Being the author of Manteca’s definitive history to date, Evelyn was a natural choice as executive director of the Manteca Historical Museum, a position she held from March of 2008 until several months ago. That, and her penchant for genealogy and history. She served as president of the Historical Society for a number of years. She also had a green thumb and enjoyed puttering in the garden. The many lush perennials and annuals around the home place attest to that favorite hobby. She loved everything that grew on the property including the ancient towering sycamore tree that dwarfed the old house. But she always cautioned with her signature laughter not to plant sycamore on your property. Getting rid of the think and heavy leaves in the fall is not worth it, she would say, laughing.

In 2010, Evelyn was inducted into Manteca’s Hall of Fame for Community Service.

She is survived by her life partner of 24 years, Bill Good, of Manteca; son, Alan Thompson, and Cammie Blankenship of Manteca; daughter Kathy (Thompson) Van Steyn and son-in-law David Van Steyn, Sr., of Galt; grandchildren, Chelsea Van Steyn of Galt, Renee Ramirez of Manteca, and Jose Ramirez of Galt, along with other family members and friends.

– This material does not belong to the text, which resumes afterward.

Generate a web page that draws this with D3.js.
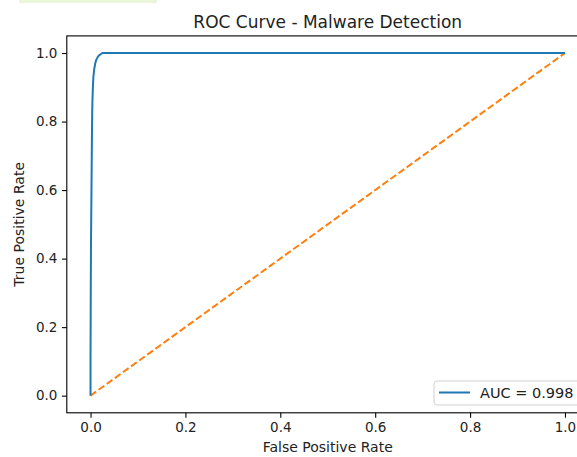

She was preceded in death by her daughter, Kendra Lee Thompson, and her parents, Richard Lee Prouty and Muriel May (Miller) Prouty.

A memorial service will be held Monday, Aug. 4, starting at 10 a.m. at P.L. Fry & Son, 290 N. Union Road in Manteca.

In lieu of flowers, donations may be sent to Manteca Historical Society, P.O.  Box 907, Manteca, CA 95336; or they may be delivered in person to the Manteca Museum at 600 W. Yosemite Avenue.